------ GIVEN DATA ------
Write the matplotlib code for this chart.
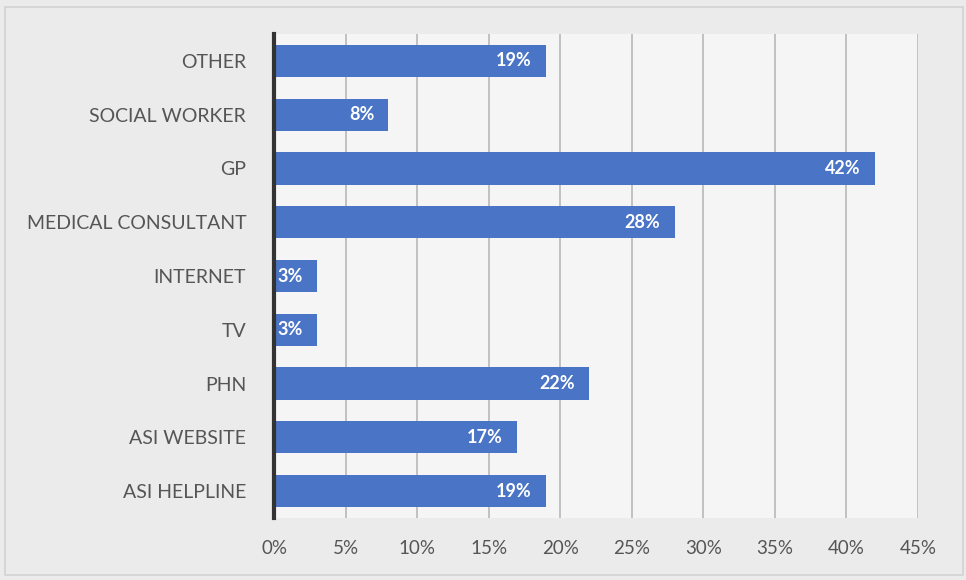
import matplotlib.pyplot as plt
from matplotlib.patches import Rectangle
from matplotlib.ticker import MultipleLocator, PercentFormatter

categories = ['ASI HELPLINE', 'ASI WEBSITE', 'PHN', 'TV', 'INTERNET',
              'MEDICAL CONSULTANT', 'GP', 'SOCIAL WORKER', 'OTHER']
values = [19, 17, 22, 3, 3, 28, 42, 8, 19]

plt.rcParams['font.family'] = ['Lato', 'DejaVu Sans']

fig = plt.figure(figsize=(9.66, 5.8), dpi=100, facecolor='#ebebeb')
ax = fig.add_axes([274 / 966, 62 / 580, 644 / 966, 484 / 580])
ax.set_facecolor('#f5f5f5')

# chart frame
fig.patches.append(Rectangle((5 / 966, 5 / 580), 958 / 966, 568 / 580,
                             transform=fig.transFigure, fill=False,
                             edgecolor='#d2d2d2', linewidth=1.2))

y = range(len(categories))
bars = ax.barh(y, values, height=0.6, color='#4a74c6', zorder=3)

for b, v in zip(bars, values):
    ax.text(b.get_width() - 1.0, b.get_y() + b.get_height() / 2, f'{v}%',
            ha='right', va='center', color='white', fontsize=13,
            fontweight='bold', zorder=4)

ax.set_xlim(0, 45)
ax.set_ylim(-0.5, len(categories) - 0.5)
ax.xaxis.set_major_locator(MultipleLocator(5))
ax.xaxis.set_major_formatter(PercentFormatter(decimals=0))
ax.set_yticks(list(y))
ax.set_yticklabels(categories)
ax.tick_params(axis='y', length=0, pad=20, labelsize=14, labelcolor='#555555')
ax.tick_params(axis='x', length=0, pad=16, labelsize=13.5, labelcolor='#555555')

ax.grid(axis='x', color='#b8b8b8', linewidth=1.2, zorder=0)
for s in ['top', 'right', 'bottom']:
    ax.spines[s].set_visible(False)
ax.spines['left'].set_color('#333333')
ax.spines['left'].set_linewidth(3)
ax.spines['left'].set_zorder(5)

fig.savefig('out.png', dpi=100, facecolor=fig.get_facecolor())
------
■ **OBJECTIVE**
Reproduce the full listing faithfully, but do not carry over any pictures.

■ **TASK RESPONSE**
Write the matplotlib code for this chart.
import matplotlib.pyplot as plt
from matplotlib.patches import Rectangle
from matplotlib.ticker import MultipleLocator, PercentFormatter

categories = ['ASI HELPLINE', 'ASI WEBSITE', 'PHN', 'TV', 'INTERNET',
              'MEDICAL CONSULTANT', 'GP', 'SOCIAL WORKER', 'OTHER']
values = [19, 17, 22, 3, 3, 28, 42, 8, 19]

plt.rcParams['font.family'] = ['Lato', 'DejaVu Sans']

fig = plt.figure(figsize=(9.66, 5.8), dpi=100, facecolor='#ebebeb')
ax = fig.add_axes([274 / 966, 62 / 580, 644 / 966, 484 / 580])
ax.set_facecolor('#f5f5f5')

# chart frame
fig.patches.append(Rectangle((5 / 966, 5 / 580), 958 / 966, 568 / 580,
                             transform=fig.transFigure, fill=False,
                             edgecolor='#d2d2d2', linewidth=1.2))

y = range(len(categories))
bars = ax.barh(y, values, height=0.6, color='#4a74c6', zorder=3)

for b, v in zip(bars, values):
    ax.text(b.get_width() - 1.0, b.get_y() + b.get_height() / 2, f'{v}%',
            ha='right', va='center', color='white', fontsize=13,
            fontweight='bold', zorder=4)

ax.set_xlim(0, 45)
ax.set_ylim(-0.5, len(categories) - 0.5)
ax.xaxis.set_major_locator(MultipleLocator(5))
ax.xaxis.set_major_formatter(PercentFormatter(decimals=0))
ax.set_yticks(list(y))
ax.set_yticklabels(categories)
ax.tick_params(axis='y', length=0, pad=20, labelsize=14, labelcolor='#555555')
ax.tick_params(axis='x', length=0, pad=16, labelsize=13.5, labelcolor='#555555')

ax.grid(axis='x', color='#b8b8b8', linewidth=1.2, zorder=0)
for s in ['top', 'right', 'bottom']:
    ax.spines[s].set_visible(False)
ax.spines['left'].set_color('#333333')
ax.spines['left'].set_linewidth(3)
ax.spines['left'].set_zorder(5)

fig.savefig('out.png', dpi=100, facecolor=fig.get_facecolor())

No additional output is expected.